Current literature describes the organization's mission as:
The Chinese Progressive Association (CPA) is a grassroots community organization which works for full equality and empowerment of the Chinese community in the Greater Boston area and beyond. Our activities seek to improve the living and working conditions of Chinese Americans and to involve ordinary community members in making decisions that affect our lives.

== Membership and activities ==

In order to become a member of the Chinese Progressive Association, a basic form must be completed. The document asks for contact information, as well as preference on activities. Also, interested parties are asked to list their favorite films and their availability for meeting with other members.

The CPA organizes a variety of activities for its members including community services such as assistance with tax forms and immigration documents. An emphasis is placed on seamlessly assimilating members into American culture. Also, the organization offers its members an opportunity to become involved in community issues such as the displacement and retraining of garment workers. Additionally, many recreational activities are offered including the celebration of film and theatrical performances from China. The goal of this wide range of activities is for Chinese immigrants to feel as though they are equal members of American society while still maintaining the ethnic identity of their heritage.

== Activism ==

===Affordable housing===
One of the main issues the Chinese Progressive Association is concerned with is affordable housing in Boston's Chinatown. In 2012, 33 residents were evicted from a large apartment complex, named the See Sun building, due to unfit living conditions. Most of the tenants were elderly and of lower class status. After being evicted, the residents sought public housing but many had difficulty finding an affordable place to live.
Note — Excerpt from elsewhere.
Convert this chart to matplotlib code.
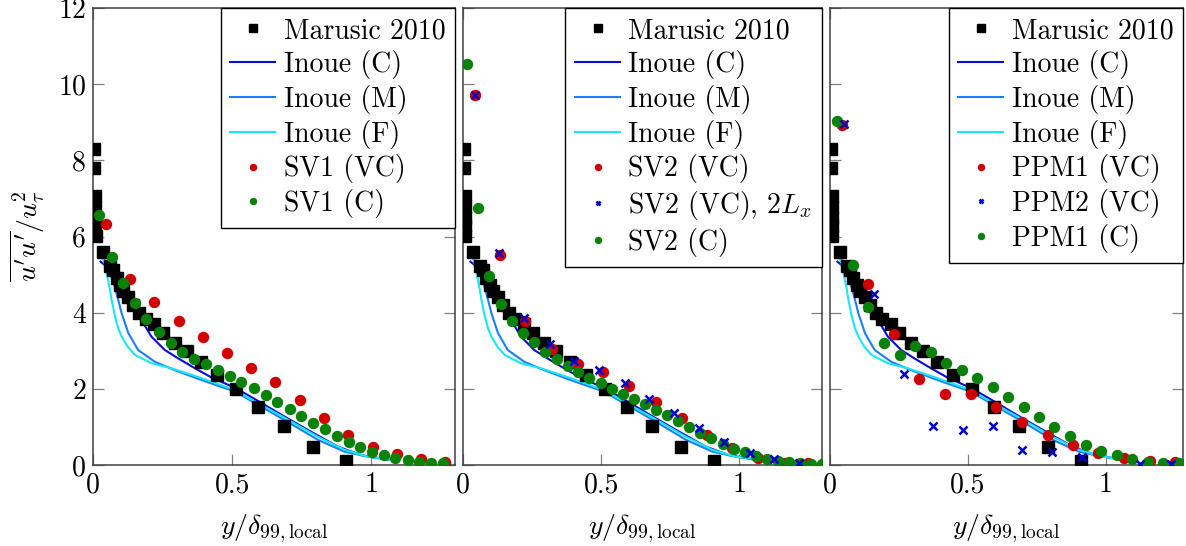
import matplotlib
matplotlib.use("Agg")
import matplotlib.pyplot as plt
import numpy as np

plt.rcParams['font.family'] = ['cmr10', 'DejaVu Serif']
plt.rcParams['mathtext.fontset'] = 'cm'
plt.rcParams['axes.unicode_minus'] = False
plt.rcParams['axes.formatter.use_mathtext'] = True

# ---------------- data ----------------
marusic_x = [0.003, 0.004, 0.006, 0.007, 0.007, 0.008, 0.009, 0.037, 0.061, 0.073, 0.085, 0.097,
             0.109, 0.127, 0.145, 0.165, 0.19, 0.22, 0.252, 0.294, 0.336, 0.387, 0.447, 0.515,
             0.593, 0.685, 0.789, 0.909]
marusic_y = [8.3, 7.8, 7.07, 6.78, 6.48, 6.28, 6.01, 5.58, 5.23, 5.12, 4.90, 4.73,
             4.58, 4.42, 4.2, 4.0, 3.83, 3.69, 3.47, 3.21, 2.99, 2.70, 2.36, 1.99,
             1.53, 1.02, 0.47, 0.11]

inoue_c_x = [0.027, 0.05, 0.07, 0.091, 0.12, 0.15, 0.186, 0.21, 0.258, 0.306, 0.366, 0.425,
             0.515, 0.593, 0.688, 0.784, 0.88, 0.963, 1.047, 1.09]
inoue_c_y = [5.34, 5.2, 5.08, 4.92, 4.55, 4.15, 3.66, 3.37, 3.02, 2.80, 2.54, 2.30,
             2.01, 1.68, 1.27, 0.87, 0.48, 0.26, 0.15, 0.13]

inoue_m_x = [0.035, 0.05, 0.065, 0.079, 0.091, 0.103, 0.127, 0.162, 0.222, 0.294, 0.39,
             0.509, 0.593, 0.688, 0.808, 0.903, 0.987, 1.07]
inoue_m_y = [5.45, 5.3, 4.98, 4.65, 4.33, 3.98, 3.46, 3.02, 2.71, 2.49, 2.23,
             1.93, 1.58, 1.18, 0.66, 0.35, 0.22, 0.15]

inoue_f_x = [0.03, 0.04, 0.05, 0.061, 0.067, 0.079, 0.09, 0.103, 0.125, 0.151, 0.21, 0.282,
             0.39, 0.509, 0.593, 0.688, 0.808, 0.903, 0.987, 1.07]
inoue_f_y = [5.5, 5.35, 5.0, 4.6, 4.33, 3.9, 3.6, 3.37, 3.1, 2.89, 2.67, 2.54,
             2.28, 1.97, 1.62, 1.24, 0.74, 0.40, 0.22, 0.14]

# panel 1
sv1_vc_x = [0.045, 0.133, 0.22, 0.308, 0.394, 0.481, 0.569, 0.655, 0.743, 0.829, 0.915,
            1.006, 1.091, 1.178, 1.264]
sv1_vc_y = [6.32, 4.88, 4.29, 3.79, 3.35, 2.95, 2.56, 2.17, 1.71, 1.23, 0.80,
            0.48, 0.28, 0.17, 0.07]
sv1_c_x = [0.023, 0.067, 0.109, 0.151, 0.192, 0.237, 0.28, 0.321, 0.363, 0.407, 0.449, 0.491,
           0.533, 0.577, 0.62, 0.662, 0.706, 0.748, 0.79, 0.832, 0.876, 0.918, 0.959, 1.001,
           1.044, 1.086, 1.13, 1.172, 1.214, 1.256]
sv1_c_y = [6.57, 5.45, 4.79, 4.25, 3.83, 3.48, 3.21, 2.98, 2.79, 2.64, 2.49, 2.34,
           2.19, 2.01, 1.83, 1.65, 1.47, 1.29, 1.11, 0.94, 0.76, 0.60, 0.46, 0.35,
           0.25, 0.18, 0.12, 0.08, 0.05, 0.04]

# panel 2
sv2_vc_x = [0.042, 0.134, 0.224, 0.323, 0.418, 0.508, 0.601, 0.698, 0.792, 0.882, 0.975,
            1.069, 1.166, 1.25]
sv2_vc_y = [9.72, 5.51, 3.79, 3.05, 2.65, 2.45, 2.07, 1.66, 1.23, 0.79, 0.45,
            0.18, 0.06, 0.04]
sv2_lx_x = [0.042, 0.13, 0.221, 0.315, 0.403, 0.492, 0.587, 0.674, 0.764, 0.856, 0.946,
            1.039, 1.127, 1.216]
sv2_lx_y = [9.72, 5.56, 3.85, 3.17, 2.74, 2.49, 2.15, 1.73, 1.36, 0.96, 0.61,
            0.32, 0.15, 0.05]
sv2_c_x = [0.016, 0.055, 0.095, 0.138, 0.176, 0.216, 0.257, 0.297, 0.339, 0.379, 0.418,
           0.458, 0.499, 0.538, 0.578, 0.619, 0.659, 0.699, 0.74, 0.779, 0.819, 0.86,
           0.898, 0.94, 0.981, 1.021, 1.061, 1.102, 1.139, 1.181, 1.22, 1.26, 1.301]
sv2_c_y = [10.52, 6.74, 4.97, 4.24, 3.77, 3.46, 3.22, 2.98, 2.78, 2.60, 2.45,
           2.29, 2.15, 1.99, 1.86, 1.73, 1.59, 1.44, 1.30, 1.16, 1.0, 0.85,
           0.70, 0.55, 0.43, 0.33, 0.24, 0.17, 0.11, 0.09, 0.05, 0.03, 0.03]

# panel 3
ppm1_vc_x = [0.045, 0.139, 0.232, 0.324, 0.417, 0.51, 0.602, 0.697, 0.789, 0.882, 0.973,
             1.067, 1.16, 1.251]
ppm1_vc_y = [8.93, 4.74, 3.43, 2.25, 1.86, 1.86, 1.52, 1.12, 0.80, 0.52, 0.32,
             0.18, 0.11, 0.09]
ppm2_vc_x = [0.052, 0.161, 0.268, 0.375, 0.481, 0.59, 0.697, 0.804, 0.913, 1.124, 1.236]
ppm2_vc_y = [8.95, 4.49, 2.39, 1.03, 0.92, 1.03, 0.39, 0.33, 0.20, 0.03, 0.03]
ppm1_c_x = [0.027, 0.085, 0.139, 0.196, 0.254, 0.308, 0.365, 0.42, 0.477, 0.534, 0.59,
            0.645, 0.702, 0.759, 0.813, 0.870, 0.927, 0.983, 1.04, 1.096, 1.152, 1.208, 1.265]
ppm1_c_y = [9.04, 5.26, 4.14, 3.20, 2.89, 3.12, 2.96, 2.69, 2.49, 2.29, 2.06,
            1.79, 1.52, 1.26, 1.0, 0.75, 0.53, 0.38, 0.25, 0.15, 0.09, 0.05, 0.04]

x_ticks = [0, 0.5, 1]
x_tick_labels = ["0", "0.5", "1"]
y_ticks = [0, 2, 4, 6, 8, 10, 12]
y_tick_labels = ["0", "2", "4", "6", "8", "10", "12"]

# ---------------- styles ----------------
C_RED = '#d00000'
C_GREEN = '#0a820a'
C_XBLUE = '#0000cc'
C_INC = '#0a0ae0'
C_INM = '#1a7fff'
C_INF = '#1ae6f5'

FS = 20

fig = plt.figure(figsize=(11.86, 5.46), dpi=100)
W, H = 1186.0, 546.0
panels = [(93, 455, 1.3), (463, 822, 1.3), (830, 1183, 1.28)]
axes = []
for (l, r, xm) in panels:
    ax = fig.add_axes([l / W, (H - 465) / H, (r - l) / W, (465 - 8) / H])
    ax.set_xlim(0, xm)
    ax.set_ylim(0, 12)
    axes.append(ax)


def common(ax, first):
    ax.plot(marusic_x, marusic_y, ls='none', marker='s', ms=8.5, color='black',
            label='Marusic 2010', zorder=3)
    ax.plot(inoue_c_x, inoue_c_y, color=C_INC, lw=1.5, label='Inoue (C)', zorder=2)
    ax.plot(inoue_m_x, inoue_m_y, color=C_INM, lw=1.5, label='Inoue (M)', zorder=2)
    ax.plot(inoue_f_x, inoue_f_y, color=C_INF, lw=1.5, label='Inoue (F)', zorder=2)


def style(ax, first):
    ax.set_xticks(x_ticks)
    ax.set_xticklabels(x_tick_labels, fontsize=FS)
    ax.set_yticks(y_ticks)
    if first:
        ax.set_yticklabels(y_tick_labels, fontsize=FS)
    else:
        ax.set_yticklabels([])
    ax.tick_params(direction='in', length=8, width=0.9, color='#808080',
                   top=True, right=True, pad=5)
    for s in ax.spines.values():
        s.set_color('#404040')
        s.set_linewidth(1.1)
    ax.set_xlabel(r'$y/\delta_{99,\mathrm{local}}$', fontsize=FS, labelpad=10)
    leg = ax.legend(loc='upper right', borderaxespad=0, fontsize=FS, fancybox=False,
                    edgecolor='black', framealpha=1, handlelength=1.62, handletextpad=0.3,
                    labelspacing=0.21, borderpad=0.35, markerscale=0.6)
    leg.get_frame().set_linewidth(1.0)


# panel 1
ax = axes[0]
common(ax, True)
ax.plot(sv1_vc_x, sv1_vc_y, ls='none', marker='o', ms=7.2, color=C_RED, label='SV1 (VC)', zorder=4)
ax.plot(sv1_c_x, sv1_c_y, ls='none', marker='o', ms=7.2, color=C_GREEN, label='SV1 (C)', zorder=5)
style(ax, True)
ax.set_ylabel(r"$\overline{u^\prime u^\prime}/u_\tau^2$", fontsize=FS, labelpad=8)

# panel 2
ax = axes[1]
common(ax, False)
ax.plot(sv2_vc_x, sv2_vc_y, ls='none', marker='o', ms=7.2, color=C_RED, label='SV2 (VC)', zorder=4)
ax.plot(sv2_lx_x, sv2_lx_y, ls='none', marker='x', ms=5.5, mew=1.8, color=C_XBLUE,
        label=r'SV2 (VC), $2L_x$', zorder=5)
ax.plot(sv2_c_x, sv2_c_y, ls='none', marker='o', ms=7.2, color=C_GREEN, label='SV2 (C)', zorder=4)
style(ax, False)

# panel 3
ax = axes[2]
common(ax, False)
ax.plot(ppm1_vc_x, ppm1_vc_y, ls='none', marker='o', ms=7.2, color=C_RED, label='PPM1 (VC)', zorder=4)
ax.plot(ppm2_vc_x, ppm2_vc_y, ls='none', marker='x', ms=5.5, mew=1.8, color=C_XBLUE,
        label='PPM2 (VC)', zorder=5)
ax.plot(ppm1_c_x, ppm1_c_y, ls='none', marker='o', ms=7.2, color=C_GREEN, label='PPM1 (C)', zorder=4)
style(ax, False)

fig.savefig('out.png', dpi=100)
This has been a recent trend in Chinatown and replacing these affordable rents are new luxury condos, leaving no room for those on a lower income. Specifically, on Chinatown's Washington Street, Millennium Place, a new development is offering condos starting at $1 million.

In February 2014, the CPA led a rally to protest the new luxury condos and gathered 70 Chinatown residents to the event. Many of the activists held banners that stated, 'Remain, Reclaim, Rebuild Boston'. Before the rally ended, participants hung poster boards on the evicted See Sun building and displayed quotes from the residents who were evicted.

=== Health ===
The Chinese Progressive Association does grassroots level research and work to protect the health of low-wage workers and communities of color. They acknowledge the fact that many come to America because they believe that it gives them a better life, but they often fall through the cracks of the system and do not get the media attention they deserve. Due to this, CPA creates publications and data reports, called community-based participatory research, to educate people of the little-known stories of the low-income and working-class immigrant Chinese community in San Francisco. Several of these reports showcase that many immigrant workers are struggling to survive in sweatshop-level working conditions that are often hazardous and stressful. CPA is advocating for healthier jobs for immigrant restaurant workers in San Francisco’s Chinatown.

=== Wage theft ===
CPA fights against restaurant workers paid below minimum wage, denied overtime pay, deducted pay when sick, and not paid at all. They believe that, even though labor laws exist, they are not enforced enough. In their 2010 report, they revealed that almost 60% of workers reported wage theft in one way or another and 1 in 2 workers received less than minimum wage. CPA called for a Wage Theft Task Force after the report and the San Francisco Board of Supervisors created the taskforce on June 12, 2012, to address their concerns amidst others addressed by various community organizations.

===Job opportunities===
Along with affordable housing, the CPA has been active in providing job opportunities for Chinese immigrants in the Boston area through their Workers Center, founded in 1987. After factories in Chinatown had been closed down, unemployment skyrocketed in the area, specifically for women. In 1989 the unemployment for Chinese women in Boston was double that of other women workers in the area. The CPA along with other organizations, worked to increase the unemployment benefits. This was all part of the 1989 Unemployed Workers Rights Campaign, which strived to create more job opportunities for the unemployed. In 1989, Chinese immigrants rallied at Boston's State House to try to get Legislature to reform unemployment benefits. The goal of the activists was to call for the support of two bills. One would increase the unemployment rate and the other would require that translators were hired at the Department of Employment Training for non-English speakers

In 2014, the CPA led an effort to provide Chinatown and South End residents with job opportunities in new stores in the area. The group worked with City Councilor, Ayanna Pressley, and the City Office of Economic Development to initiate goals for local hiring and establish a multilingual application and interview process. The CPA, specifically, partnered with the new Whole Foods Market in the South End, and worked with the company in order to create opportunities for Chinatown residents. By 2015, Whole Foods market hired 108 new employees, 26% of which were Chinese Americans working at a $11 per hour rate. Lydia Lowe, the director of the Chinese Progressive Association stated that the reason behind the success of this partnership was the clear monitoring and reporting that went on during the collaboration. Also, she highlighted the importance of the multilingual application process that allowed immigrants to communicate and fully showcase their skills and talents. The CPA's collaboration with Whole Foods will extend beyond the new hiring opportunities. The supermarket provides English classes for immigrants and customer service training for their employees.